▶ EXERCISE: The lines from the beginning of the records below through the one holding "0, 0, 0, 3, 0, 26]" are to be copied exactly; leave the pictures out.

▶ MATERIAL FOR THIS TASK:
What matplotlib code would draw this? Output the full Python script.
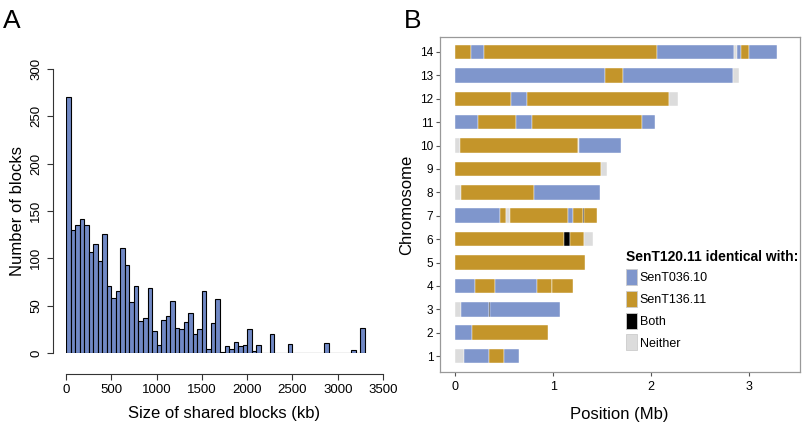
import numpy as np
import matplotlib
matplotlib.use('Agg')
import matplotlib.pyplot as plt
from matplotlib.patches import Patch

plt.rcParams['font.family'] = ['Liberation Sans', 'DejaVu Sans']

# Panel A: histogram of shared block sizes (50 kb bins, 0-3300 kb)
bin_width = 50
block_counts = [270, 130, 135, 142, 135, 107, 115, 97, 126, 71,
                58, 65, 111, 93, 54, 71, 34, 37, 69, 23,
                8, 35, 39, 55, 26, 25, 33, 42, 20, 25,
                65, 4, 32, 57, 1, 7, 4, 12, 7, 8,
                25, 2, 8, 0, 0, 20, 0, 0, 0, 10,
                0, 0, 0, 0, 0, 0, 0, 11, 0, 0,
                0, 0, 0, 3, 0, 26]

# Panel B: blocks along each chromosome (Mb)
seg_chrom = [14, 14, 14, 14, 14, 14, 14, 14,
             13, 13, 13, 13,
             12, 12, 12, 12,
             11, 11, 11, 11, 11,
             10, 10, 10, 10,
             9, 9,
             8, 8, 8,
             7, 7, 7, 7, 7, 7, 7, 7,
             6, 6, 6, 6,
             5,
             4, 4, 4, 4, 4, 4,
             3, 3, 3, 3,
             2, 2,
             1, 1, 1, 1]
seg_start = [0.0, 0.163, 0.29, 2.06, 2.85, 2.877, 2.918, 2.996,
             0.0, 1.532, 1.713, 2.836,
             0.0, 0.572, 0.732, 2.183,
             0.0, 0.238, 0.626, 0.783, 1.903,
             0.0, 0.051, 1.253, 1.268,
             0.0, 1.491,
             0.0, 0.058, 0.807,
             0.0, 0.453, 0.521, 0.562, 1.147, 1.198, 1.30, 1.318,
             0.0, 1.113, 1.175, 1.311,
             0.0,
             0.0, 0.201, 0.409, 0.831, 0.984, 0.990,
             0.0, 0.058, 0.350, 0.356,
             0.0, 0.17,
             0.0, 0.092, 0.35, 0.50]
seg_end = [0.163, 0.29, 2.06, 2.85, 2.877, 2.918, 2.996, 3.286,
           1.532, 1.713, 2.836, 2.90,
           0.572, 0.732, 2.183, 2.275,
           0.238, 0.626, 0.783, 1.903, 2.036,
           0.051, 1.253, 1.268, 1.689,
           1.491, 1.546,
           0.058, 0.807, 1.474,
           0.453, 0.521, 0.562, 1.147, 1.198, 1.30, 1.318, 1.447,
           1.113, 1.175, 1.311, 1.406,
           1.321,
           0.201, 0.409, 0.831, 0.984, 0.990, 1.202,
           0.058, 0.350, 0.356, 1.066,
           0.17, 0.95,
           0.092, 0.35, 0.50, 0.647]
seg_kind = ['G', 'B', 'G', 'B', 'N', 'B', 'G', 'B',
            'B', 'G', 'B', 'N',
            'G', 'B', 'G', 'N',
            'B', 'G', 'B', 'G', 'B',
            'N', 'G', 'N', 'B',
            'G', 'N',
            'N', 'G', 'B',
            'B', 'G', 'N', 'G', 'B', 'G', 'K', 'G',
            'G', 'K', 'G', 'N',
            'G',
            'B', 'G', 'B', 'G', 'K', 'G',
            'N', 'B', 'K', 'B',
            'B', 'G',
            'N', 'B', 'G', 'B']

kind_colors = {'B': '#7f96cc', 'G': '#c4952a', 'K': '#000000', 'N': '#dcdcdc'}
legend_labels = ['SenT036.10', 'SenT136.11', 'Both', 'Neither']
legend_kinds = ['B', 'G', 'K', 'N']

fig = plt.figure(figsize=(8.1, 4.22), dpi=100)

# ---- A ----
ax1 = fig.add_axes([66 / 810, 1 - 353 / 422, 317 / 810, 284 / 422])
edges = np.arange(len(block_counts)) * bin_width
ax1.bar(edges, block_counts, width=bin_width, align='edge',
        color='#7189c5', edgecolor='black', linewidth=0.8)
ax1.set_xlim(0, 3500)
ax1.set_ylim(0, 300)
ax1.set_xticks(np.arange(0, 3501, 500))
ax1.set_yticks(np.arange(0, 301, 50))
for s in ['top', 'right']:
    ax1.spines[s].set_visible(False)
ax1.spines['bottom'].set_position(('outward', 15))
ax1.spines['left'].set_position(('outward', 9.5))
for s in ['bottom', 'left']:
    ax1.spines[s].set_color('#333333')
    ax1.spines[s].set_linewidth(0.8)
ax1.tick_params(labelsize=9.5, length=4, color='#333333', width=0.8)
plt.setp(ax1.get_yticklabels(), rotation=90, va='center')
ax1.set_xlabel('Size of shared blocks (kb)', fontsize=12, labelpad=7)
ax1.set_ylabel('Number of blocks', fontsize=12, labelpad=4)

# ---- B ----
ax2 = fig.add_axes([439.5 / 810, 1 - 372 / 422, 360.5 / 810, 335 / 422])
widths = [e - s for s, e in zip(seg_start, seg_end)]
colors = [kind_colors[k] for k in seg_kind]
ax2.barh(seg_chrom, widths, left=seg_start, height=0.62, color=colors,
         edgecolor='white', linewidth=0.3)
ax2.set_xlim(-0.16, 3.52)
ax2.set_ylim(0.32, 14.64)
ax2.set_xticks([0, 1, 2, 3])
ax2.set_yticks(range(1, 15))
for s in ax2.spines.values():
    s.set_color('#999999')
    s.set_linewidth(0.9)
ax2.tick_params(axis='x', labelsize=9, length=3, color='#555555', width=0.8)
ax2.tick_params(axis='y', labelsize=8.5, length=3, color='#555555', width=0.8,
                pad=1.5)
ax2.set_xlabel('Position (Mb)', fontsize=12, labelpad=10)
ax2.set_ylabel('Chromosome', fontsize=12, labelpad=4)

handles = [Patch(facecolor=kind_colors[k], edgecolor='#cccccc', linewidth=0.6)
           for k in legend_kinds]
leg = ax2.legend(handles, legend_labels, title='SenT120.11 identical with:',
                 loc='upper left', bbox_to_anchor=(0.503, 0.38), frameon=False,
                 fontsize=9, handlelength=0.9, handleheight=1.6,
                 handletextpad=0.2, labelspacing=0.45, borderaxespad=0)
leg.get_title().set_fontweight('bold')
leg.get_title().set_fontsize(10)
leg._legend_box.align = 'left'

fig.text(3 / 810, 1 - 28 / 422, 'A', fontsize=19, va='baseline', ha='left')
fig.text(404 / 810, 1 - 28 / 422, 'B', fontsize=19, va='baseline', ha='left')

fig.savefig('out.png', dpi=100)
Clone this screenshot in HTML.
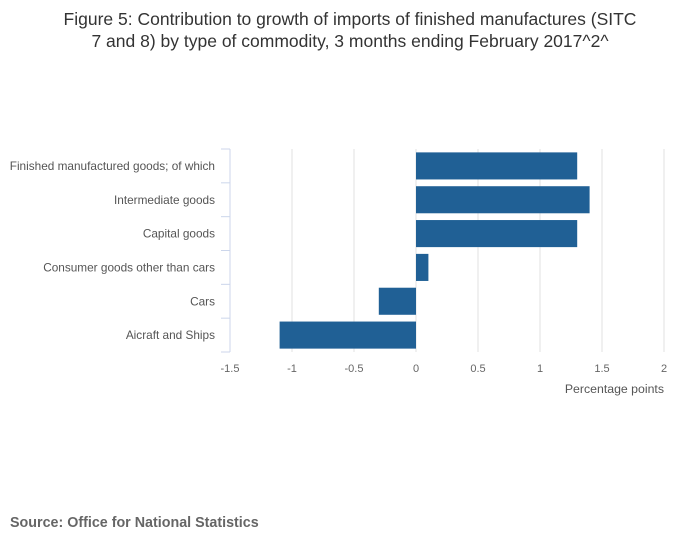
<!DOCTYPE html>
<html><head><meta charset="utf-8"><style>
body{margin:0;background:#fff;font-family:"Liberation Sans","DejaVu Sans",sans-serif;}
#wrap{position:relative;width:700px;height:549px;overflow:hidden}
</style></head><body>
<div id="wrap">
<svg id="svg" width="700" height="549" xmlns="http://www.w3.org/2000/svg">
<text x="350" y="25" text-anchor="middle" font-size="17.5" fill="#333">Figure 5: Contribution to growth of imports of finished manufactures (SITC</text>
<text x="350" y="47" text-anchor="middle" font-size="17.5" fill="#333">7 and 8) by type of commodity, 3 months ending February 2017^2^</text>
<g id="grid"></g><g id="bars"></g><g id="axes"></g>
<text x="664" y="393" text-anchor="end" font-size="12.3" fill="#555">Percentage points</text>
<text x="10" y="527" font-size="14.3" font-weight="bold" fill="#666">Source: Office for National Statistics</text>
</svg>
</div>
<script>
const categories=["Finished manufactured goods; of which","Intermediate goods","Capital goods","Consumer goods other than cars","Cars","Aicraft and Ships"];
const values=[1.3,1.4,1.3,0.1,-0.3,-1.1];
const ticks=[-1.5,-1,-0.5,0,0.5,1,1.5,2];
const tickLabels=["-1.5","-1","-0.5","0","0.5","1","1.5","2"];
const NS="http://www.w3.org/2000/svg";
const x0=230,x1=664,vmin=-1.5,vmax=2,yTop=149,yBot=352;
const xs=v=>x0+(v-vmin)/(vmax-vmin)*(x1-x0);
const band=(yBot-yTop)/categories.length;
function mk(tag,attrs,parent){const e=document.createElementNS(NS,tag);for(const k in attrs)e.setAttribute(k,attrs[k]);document.getElementById(parent).appendChild(e);return e;}
ticks.forEach((t,i)=>{
  if(i>0){const g=mk('line',{x1:xs(t),x2:xs(t),y1:yTop,y2:yBot,stroke:'#e2e2e2','stroke-width':1},'grid');
  
  }
  const l=mk('text',{x:xs(t),y:372,'text-anchor':'middle','font-size':11,fill:'#666'},'axes');
  l.textContent=tickLabels[i];
  
  
});
values.forEach((v,i)=>{
  const y=yTop+i*band+band*0.1;
  const r=mk('rect',{x:Math.min(xs(0),xs(v)),y:y,width:Math.abs(xs(v)-xs(0)),height:band*0.8,fill:'#206095'},'bars');
  
  
  const t=mk('text',{x:215,y:yTop+(i+0.5)*band+4,'text-anchor':'end','font-size':11.8,fill:'#555'},'axes');
  t.textContent=categories[i];
  
  
});
for(let i=0;i<=categories.length;i++){
  const y=yTop+i*band;
  const tk=mk('line',{x1:221,x2:x0,y1:y,y2:y,stroke:'#ccd6eb','stroke-width':1},'axes');
  
  
}
const ax=mk('line',{x1:x0,x2:x0,y1:yTop,y2:yBot,stroke:'#ccd6eb','stroke-width':1},'axes');


</script>
</body></html>
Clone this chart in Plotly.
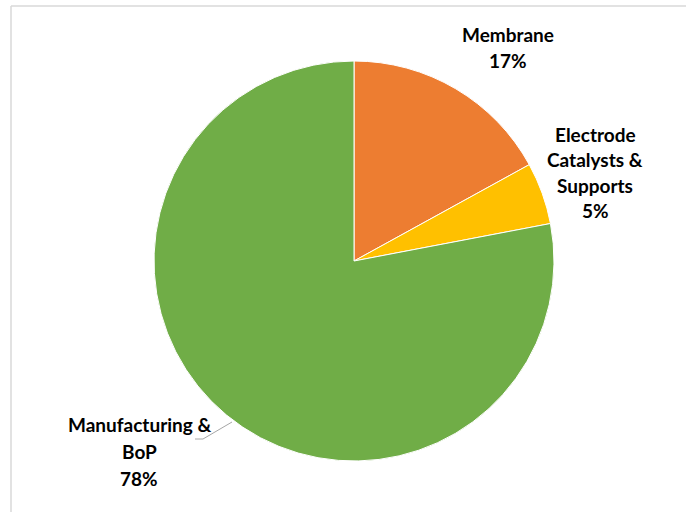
import plotly.graph_objects as go

labels = ["Membrane", "Electrode Catalysts & Supports", "Manufacturing & BoP"]
values = [17, 5, 78]
label_lines = [["Membrane", "17%"],
               ["Electrode", "Catalysts &", "Supports", "5%"],
               ["Manufacturing &", "BoP", "78%"]]
colors = ["#ED7D31", "#FFC000", "#70AD47"]

W, H = 687, 512

def px(x):
    return x / W

def py(y):
    return 1 - y / H

fig = go.Figure()
fig.add_trace(go.Pie(
    labels=labels,
    values=values,
    sort=False,
    direction="clockwise",
    rotation=0,
    marker=dict(colors=colors, line=dict(color="white", width=1)),
    textinfo="none",
    hoverinfo="label+percent",
    domain=dict(x=[px(154), px(554)], y=[py(461), py(61)]),
    showlegend=False,
))

# label blocks: (center x, first line y, line spacing) in pixels
label_pos = [(508, 34, 26.5), (595, 134, 25.5), (139, 424, 27)]
for lines, (x, y0, dy) in zip(label_lines, label_pos):
    for i, line in enumerate(lines):
        fig.add_annotation(
            x=px(x), y=py(y0 + i * dy), xref="paper", yref="paper",
            text="<b>" + line + "</b>", showarrow=False,
            font=dict(family="Lato", size=19, color="#000000"),
            xanchor="center", yanchor="middle",
        )

# leader line for Manufacturing & BoP
fig.add_shape(type="path", xref="paper", yref="paper",
              path=f"M {px(232)},{py(422)} L {px(203)},{py(439)} L {px(195)},{py(439)}",
              line=dict(color="#A6A6A6", width=1))

# chart border (top and left visible)
fig.add_shape(type="line", xref="paper", yref="paper",
              x0=px(11), y0=py(6), x1=px(686), y1=py(6),
              line=dict(color="#D9D9D9", width=1.5))
fig.add_shape(type="line", xref="paper", yref="paper",
              x0=px(11), y0=py(6), x1=px(11), y1=py(512),
              line=dict(color="#D9D9D9", width=1.5))

fig.update_layout(
    width=W, height=H,
    margin=dict(l=0, r=0, t=0, b=0),
    paper_bgcolor="white", plot_bgcolor="white",
)

fig.write_html("out.html")
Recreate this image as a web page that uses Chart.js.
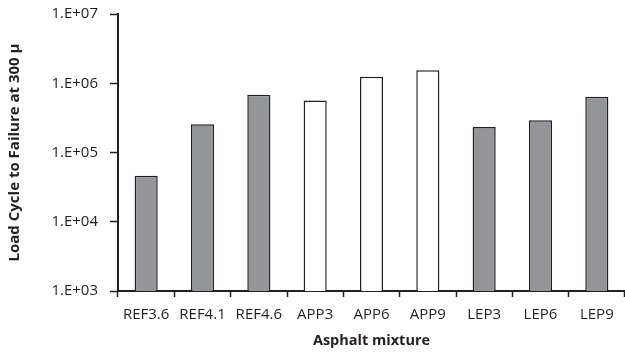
<!DOCTYPE html>
<html>
<head>
<meta charset="utf-8">
<script src="https://cdn.jsdelivr.net/npm/chart.js@4"></script>
<style>
  html, body { margin: 0; padding: 0; background: #fff; }
  #wrap { width: 625px; height: 352px; }
</style>
</head>
<body>
<div id="wrap"><canvas id="fatigue-chart"></canvas></div>
<script>
// data
const mixtures = ['REF3.6', 'REF4.1', 'REF4.6', 'APP3', 'APP6', 'APP9', 'LEP3', 'LEP6', 'LEP9'];
const groups = ['REF', 'REF', 'REF', 'APP', 'APP', 'APP', 'LEP', 'LEP', 'LEP'];
const cycles = [46000, 255000, 680000, 565000, 1240000, 1540000, 233000, 292000, 640000];
const tickValues = [1e3, 1e4, 1e5, 1e6, 1e7];
const tickLabels = ['1.E+03', '1.E+04', '1.E+05', '1.E+06', '1.E+07'];

const groupFill = { REF: '#939598', APP: '#ffffff', LEP: '#939598' };
const ink = '#231f20';
const font = 'Open Sans, Liberation Sans, sans-serif';

const ctx = document.getElementById('fatigue-chart').getContext('2d');
new Chart(ctx, {
    type: 'bar',
    data: {
        labels: mixtures,
        datasets: [{
            data: cycles,
            backgroundColor: groups.map(g => groupFill[g]),
            borderColor: ink,
            borderWidth: 1.5,
            borderSkipped: 'bottom',
            categoryPercentage: 1,
            barPercentage: 0.41
        }]
    },
    options: {
        responsive: true,
        maintainAspectRatio: false,
        animation: false,
        layout: { padding: { top: 14, left: 0, right: 0, bottom: 0 } },
        plugins: { legend: { display: false }, tooltip: { enabled: false } },
        scales: {
            x: {
                grid: { display: true, drawOnChartArea: false, offset: true, tickLength: 6, tickColor: ink, tickWidth: 1.5 },
                border: { display: true, color: ink, width: 2 },
                ticks: { color: ink, font: { family: font, size: 15 }, padding: 9, maxRotation: 0, autoSkip: false },
                title: { display: true, text: 'Asphalt mixture', color: ink, font: { family: font, size: 14.5, weight: 'bold' }, padding: { top: 0, bottom: 2 } },
                afterFit: s => { s.height = 61; s.paddingLeft = 0; s.paddingRight = 0; }
            },
            y: {
                type: 'logarithmic',
                min: 1e3,
                max: 1e7,
                grid: { display: true, drawOnChartArea: false, tickLength: 8, tickColor: ink, tickWidth: 1.5 },
                border: { display: true, color: ink, width: 2 },
                afterBuildTicks: s => { s.ticks = tickValues.map(v => ({ value: v })); },
                ticks: {
                    color: ink,
                    font: { family: font, size: 15 },
                    padding: 12,
                    callback: (v) => tickLabels[tickValues.indexOf(v)]
                },
                title: { display: true, text: 'Load Cycle to Failure at 300 μ', color: ink, font: { family: font, size: 15, weight: 'bold' }, padding: { top: 6, bottom: 12 } },
                afterFit: s => { s.width = 118; s.paddingTop = 0; s.paddingBottom = 0; }
            }
        }
    }
});
</script>
</body>
</html>
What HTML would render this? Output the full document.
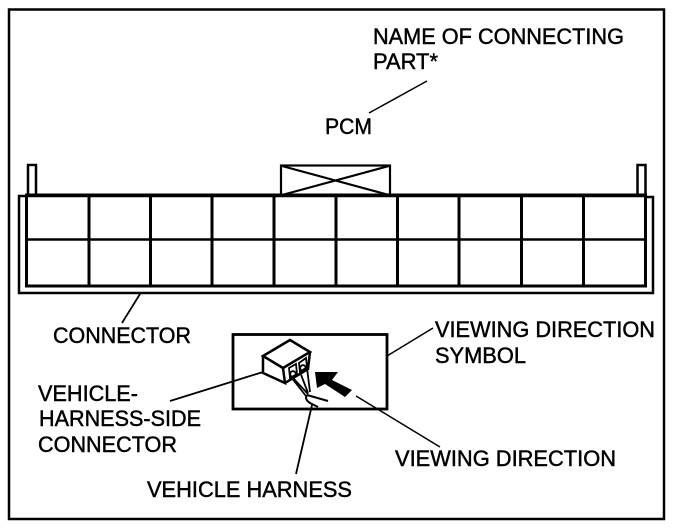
<!DOCTYPE html>
<html>
<head>
<meta charset="utf-8">
<style>
html,body{margin:0;padding:0;background:#fff;width:688px;height:532px;overflow:hidden}
svg{display:block}
text{font-family:"Liberation Sans",sans-serif;font-size:22px;fill:#000;stroke:#000;stroke-width:.45px}
</style>
</head>
<body>
<svg width="688" height="532" viewBox="0 0 688 532" xmlns="http://www.w3.org/2000/svg">
<rect width="688" height="532" fill="#fff"/>
<g fill="none" stroke="#000">
<!-- frame -->
<rect x="9" y="9.500" width="655" height="509.500" stroke-width="2.500"/>
<!-- pegs -->
<path d="M28 195V165H36V195" stroke-width="2.500"/>
<path d="M637.500 195V165H645.500V195" stroke-width="2.500"/>
<!-- PCM box -->
<rect x="281" y="165.500" width="109" height="29.500" stroke-width="2.200"/>
<path d="M282 166L389 195M282 195L389 166" stroke-width="2.200"/>
<!-- connector body -->
<path d="M645 196H19V293H653V197H645" stroke-width="2.500"/>
<rect x="26.500" y="195" width="619" height="91" stroke-width="3"/>
<path d="M27 239.500H645" stroke-width="2.500"/>
<path d="M89 195V286M150.500 195V286M212 195V286M274 195V286M336 195V286M397.500 195V286M459 195V286M521.500 195V286M583.500 195V286" stroke-width="3"/>
<!-- symbol box -->
<rect x="233" y="334.500" width="154" height="74.500" stroke-width="2.800"/>
<!-- leaders -->
<path d="M369 113L427 81" stroke-width="1.500"/>
<path d="M140 294L122 323" stroke-width="1.800"/>
<path d="M387 356L433 328" stroke-width="1.500"/>
<path d="M356 396L440 447" stroke-width="1.500"/>
<path d="M263 372L170 401" stroke-width="1.800"/>
<path d="M312 405L296 474" stroke-width="1.800"/>
<!-- small connector -->
<path d="M263 356L290 340L310 352L283 368Z" stroke-width="2.500"/>
<path d="M263 356V373L285 383L283 368M285 383L308 369L310 352" stroke-width="2.500"/>
<path d="M289 368L296 364L297 374L290 378ZM299 363L306 358L307 367L300 372Z" stroke-width="1.800"/>
<circle cx="293" cy="374" r="2.800" stroke-width="1.800"/>
<circle cx="303" cy="368" r="2.800" stroke-width="1.800"/>
<!-- wires -->
<path d="M291 377L306 396M293 378L308 394M300 372L308 393M307 368L310 392" stroke-width="1.800"/>
<path d="M307 395L328 401M307 395Q304 399 310 403L318 407" stroke-width="2"/>
</g>
<!-- arrow -->
<polygon points="315,372 338,372 332,380 352,390 345,397 325,384 317,388" fill="#000"/>
<!-- labels -->
<text x="373" y="44" textLength="251" lengthAdjust="spacingAndGlyphs">NAME OF CONNECTING</text>
<text x="373" y="69" textLength="65" lengthAdjust="spacingAndGlyphs">PART*</text>
<text x="325" y="134" textLength="47" lengthAdjust="spacingAndGlyphs">PCM</text>
<text x="53" y="343" textLength="138" lengthAdjust="spacingAndGlyphs">CONNECTOR</text>
<text x="38" y="401" textLength="100" lengthAdjust="spacingAndGlyphs">VEHICLE-</text>
<text x="39" y="426" textLength="162" lengthAdjust="spacingAndGlyphs">HARNESS-SIDE</text>
<text x="38" y="452" textLength="139" lengthAdjust="spacingAndGlyphs">CONNECTOR</text>
<text x="147" y="497" textLength="205" lengthAdjust="spacingAndGlyphs">VEHICLE HARNESS</text>
<text x="435" y="337" textLength="220" lengthAdjust="spacingAndGlyphs">VIEWING DIRECTION</text>
<text x="435" y="363" textLength="91" lengthAdjust="spacingAndGlyphs">SYMBOL</text>
<text x="395" y="466" textLength="221" lengthAdjust="spacingAndGlyphs">VIEWING DIRECTION</text>
</svg>
</body>
</html>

▶ FULL SOLUTION:
What matplotlib code would draw this? Output the full Python script.
import numpy as np
import matplotlib
matplotlib.use('Agg')
import matplotlib.pyplot as plt
from matplotlib.patches import Patch

plt.rcParams['font.family'] = ['Liberation Sans', 'DejaVu Sans']

# Panel A: histogram of shared block sizes (50 kb bins, 0-3300 kb)
bin_width = 50
block_counts = [270, 130, 135, 142, 135, 107, 115, 97, 126, 71,
                58, 65, 111, 93, 54, 71, 34, 37, 69, 23,
                8, 35, 39, 55, 26, 25, 33, 42, 20, 25,
                65, 4, 32, 57, 1, 7, 4, 12, 7, 8,
                25, 2, 8, 0, 0, 20, 0, 0, 0, 10,
                0, 0, 0, 0, 0, 0, 0, 11, 0, 0,
                0, 0, 0, 3, 0, 26]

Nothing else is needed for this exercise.